Certainly, in my first port for the MAX78000 I did this, and I was able to access SD cards successfully. In Maxim’s port of the FatFs - Generic FAT Filesystem Module it looks like CS is negated at the start of each command sequence then immediately asserted again, so the CS stays low until the start of the subsequent command (as an approximation).

My current code takes an intermediate approach: where I can see a group of transfers (e.g. the 6-byte command, 2-byte CRC or 16-byte read of CSD data) I assert CS at the start of the block and negate it at the end. Of course this applies to 512b byte sector transfers.

I have also had to control the CS manually: when I ask the chip to control CS it fails. I assume some setup or hold time violation, but I am not currently able to check with an oscilloscope. There is little time penalty in this, or with my somewhat sub-optimal approach to CS (above).
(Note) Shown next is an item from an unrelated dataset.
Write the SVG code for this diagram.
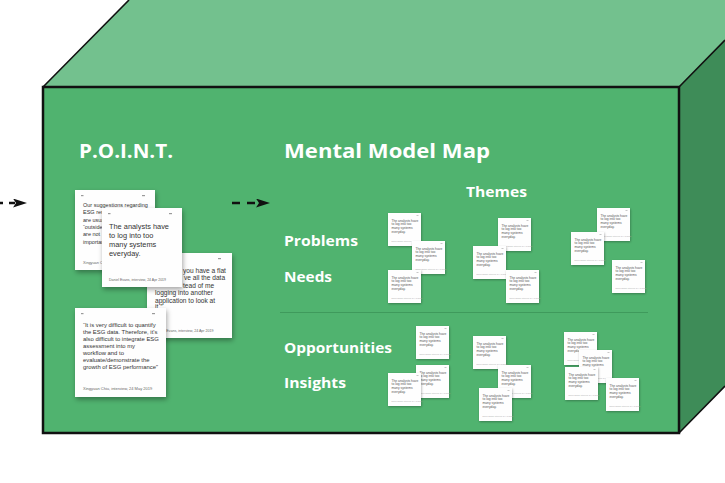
<svg xmlns="http://www.w3.org/2000/svg" xmlns:xlink="http://www.w3.org/1999/xlink" width="725" height="483" viewBox="0 0 725 483">
<style>
.h1{font-family:"Open Sans","Liberation Sans",sans-serif;font-weight:700;fill:#fff;font-size:20px}
.h2{font-family:"Open Sans","Liberation Sans",sans-serif;font-weight:700;fill:#fff;font-size:14.5px}
.ct{font-family:"Liberation Sans","Open Sans",sans-serif;fill:#333}
.ft{font-family:"Liberation Sans",sans-serif;fill:#666}
.nt{font-family:"Liberation Sans",sans-serif;fill:#555;font-size:3.3px}
.nf{font-family:"Liberation Sans",sans-serif;fill:#aaa;font-size:1.9px}
.card{fill:#fefefe;filter:url(#sh)}
.mk{fill:#9a9a9a}
.conn{fill:none;stroke:#111;stroke-width:2.3;marker-end:url(#ah)}
</style>
<defs>
<filter id="sh" x="-25%" y="-25%" width="160%" height="160%">
<feDropShadow dx="1" dy="2.5" stdDeviation="2.5" flood-color="#000" flood-opacity="0.35"/>
</filter>
<filter id="shs" x="-20%" y="-20%" width="150%" height="150%">
<feDropShadow dx="0.6" dy="1" stdDeviation="0.8" flood-color="#000" flood-opacity="0.3"/>
</filter>
<marker id="ah" viewBox="0 0 14 9" refX="3" refY="4.5" markerWidth="14" markerHeight="9" markerUnits="userSpaceOnUse" orient="auto">
<path d="M0,0 L14,4.5 L0,9 L3,4.5 Z" fill="#111"/>
</marker>
<g id="note">
<rect width="33" height="33" fill="#fefefe" filter="url(#shs)"/>
<rect x="28.5" y="2" width="2" height="0.8" fill="#bbb"/>
<text class="nt" x="3.5" y="8.5">The analysts have</text>
<text class="nt" x="3.5" y="12.2">to log into too</text>
<text class="nt" x="3.5" y="15.9">many systems</text>
<text class="nt" x="3.5" y="19.6">everyday.</text>
<text class="nf" x="3.5" y="29">Daniel Evans, interview, 24 Apr 2019</text>
</g>
</defs>
<rect width="725" height="483" fill="#fff"/>
<g id="box">
<polygon points="43,87 129,0 725,0 725,40 679,87" fill="#73c18e"/>
<polygon points="679,87 725,40 725,386 679,433" fill="#3e8c58"/>
<rect x="43" y="87" width="636" height="346" fill="#50b36f" stroke="#111" stroke-width="2.5"/>
<path d="M43,87 L129,0 M679,87 L725,40 M679,433 L725,386" stroke="#111" stroke-width="1.6" fill="none"/>
</g>
<g id="titles">
<text id="t-point" class="h1" x="79" y="158" textLength="94" lengthAdjust="spacingAndGlyphs">P.O.I.N.T.</text>
<text id="t-mmm" class="h1" x="284" y="158" textLength="206" lengthAdjust="spacingAndGlyphs">Mental Model Map</text>
<text id="t-themes" class="h2" x="466" y="197" textLength="61" lengthAdjust="spacingAndGlyphs">Themes</text>
<text id="t-problems" class="h2" x="284" y="246" textLength="74" lengthAdjust="spacingAndGlyphs">Problems</text>
<text id="t-needs" class="h2" x="284" y="282" textLength="48" lengthAdjust="spacingAndGlyphs">Needs</text>
<text id="t-opp" class="h2" x="284" y="353" textLength="108" lengthAdjust="spacingAndGlyphs">Opportunities</text>
<text id="t-insights" class="h2" x="284" y="388" textLength="62" lengthAdjust="spacingAndGlyphs">Insights</text>
<line x1="280" y1="312.5" x2="648" y2="312.5" stroke="#3f9a5c" stroke-width="1"/>
</g>
<g id="connectors">
<path class="conn" d="M-3,203 H16" stroke-dasharray="6 6"/>
<path class="conn" d="M232,203 H259" stroke-dasharray="8 7"/>
</g>
<g id="card-1">
<rect class="card" x="75" y="190" width="80" height="80"/>
<rect class="mk" x="81" y="195" width="2.5" height="1.2"/>
<rect class="mk" x="142" y="195" width="3" height="1.2"/>
<g class="ct" font-size="5.5">
<text x="83" y="207">Our suggestions regarding</text>
<text x="83" y="214.3">ESG research</text>
<text x="83" y="221.6">are usually</text>
<text x="83" y="228.9">“outside</text>
<text x="83" y="236.2">are not</text>
<text x="83" y="243.5">important</text>
</g>
<text class="ft" x="83" y="264" font-size="3.8">Xingyuan Chiu, interview, 24 May 2019</text>
</g>
<g id="card-3">
<rect class="card" x="147" y="253" width="85" height="85"/>
<rect class="mk" x="218" y="258" width="3" height="1.2"/>
<g class="ct" font-size="6.6">
<text x="183" y="272.5">you have a flat</text>
<text x="184" y="280">ve all the data</text>
<text x="183" y="287.5">tead of me</text>
<text x="155" y="295">logging into another</text>
<text x="155" y="302.5">application to look at</text>
<text x="155" y="309">it.”</text>
</g>
<text class="ft" x="155" y="332" font-size="3.6">Daniel Evans, interview, 24 Apr 2019</text>
</g>
<g id="card-2">
<rect class="card" x="102" y="208" width="80" height="79"/>
<rect class="mk" x="108" y="213" width="2.5" height="1.2"/>
<rect class="mk" x="169" y="213" width="3" height="1.2"/>
<g class="ct" font-size="7.4">
<text x="109" y="229">The analysts have</text>
<text x="109" y="238">to log into too</text>
<text x="109" y="247">many systems</text>
<text x="109" y="256">everyday.</text>
</g>
<text class="ft" x="109" y="281" font-size="3.5">Daniel Evans, interview, 24 Apr 2019</text>
</g>
<g id="card-4">
<rect class="card" x="75" y="308" width="91" height="89"/>
<rect class="mk" x="81" y="313" width="2.5" height="1.2"/>
<rect class="mk" x="152" y="313" width="3" height="1.2"/>
<g class="ct" font-size="5.9">
<text x="83" y="327">“It is very difficult to quantify</text>
<text x="83" y="334">the ESG data. Therefore, it's</text>
<text x="83" y="341">also difficult to integrate ESG</text>
<text x="83" y="348">assessment into my</text>
<text x="83" y="355">workflow and to</text>
<text x="83" y="362">evaluate/demonstrate the</text>
<text x="83" y="369">growth of ESG performance”</text>
</g>
<text class="ft" x="83" y="390" font-size="4">Xingyuan Chiu, interview, 24 May 2019</text>
</g>
<g id="note-a1" transform="translate(388,213)"><use xlink:href="#note" href="#note"/></g>
<g id="note-a2" transform="translate(412,241)"><use xlink:href="#note" href="#note"/></g>
<g id="note-a3" transform="translate(388,270)"><use xlink:href="#note" href="#note"/></g>
<g id="note-b1" transform="translate(498,218)"><use xlink:href="#note" href="#note"/></g>
<g id="note-b2" transform="translate(473,246)"><use xlink:href="#note" href="#note"/></g>
<g id="note-b3" transform="translate(506,270)"><use xlink:href="#note" href="#note"/></g>
<g id="note-c1" transform="translate(597,208)"><use xlink:href="#note" href="#note"/></g>
<g id="note-c2" transform="translate(571,232)"><use xlink:href="#note" href="#note"/></g>
<g id="note-c3" transform="translate(612,260)"><use xlink:href="#note" href="#note"/></g>
<g id="note-d1" transform="translate(416,326)"><use xlink:href="#note" href="#note"/></g>
<g id="note-d2" transform="translate(416,365)"><use xlink:href="#note" href="#note"/></g>
<g id="note-d3" transform="translate(388,373)"><use xlink:href="#note" href="#note"/></g>
<g id="note-e1" transform="translate(473,336)"><use xlink:href="#note" href="#note"/></g>
<g id="note-e2" transform="translate(498,365)"><use xlink:href="#note" href="#note"/></g>
<g id="note-e3" transform="translate(479,388)"><use xlink:href="#note" href="#note"/></g>
<g id="note-f1" transform="translate(564,332)"><use xlink:href="#note" href="#note"/></g>
<g id="note-f2" transform="translate(579,350)"><use xlink:href="#note" href="#note"/></g>
<g id="note-f3" transform="translate(565,367)"><use xlink:href="#note" href="#note"/></g>
<g id="note-f4" transform="translate(606,378)"><use xlink:href="#note" href="#note"/></g>
</svg>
vinayak · January 23, 2024, 12:09pm

hi, @htibosch
I need to implement the FAT32 file system IP inside the FPGA without the CPU involved
thing is SD host controller IP is already implemented inside FPGA but that is without the FAT32 file system so i need to implement the FAT32 IP by that i can do the read write files to that so could you please provide the reference for that…

richard-damon · January 23, 2024, 3:51pm

Implementing the actual FAT file system operation in the FPGA (and not via a program running in a CPU, perhaps implemented in the FPGA) would be out of scope for this forum, which talks about the use of the FreeRTOS system, which runs on CPUs.

The FAT32 File system has a set of low level interface functions that are called to read or write a sector from the file system. If you have a SD Host Controller implemented, you just need to define these functions to perform those operations on the device on the SD Host Controller. That will be very dependent on the API of the IP, and there is likely some base software provided with that IP to help you write that code. It may need some changes to make it operate better under FreeRTOS, as it may have busy-loops waiting for slow operations that should be converted to waiting for an operation complete interrupt (if available in the IP).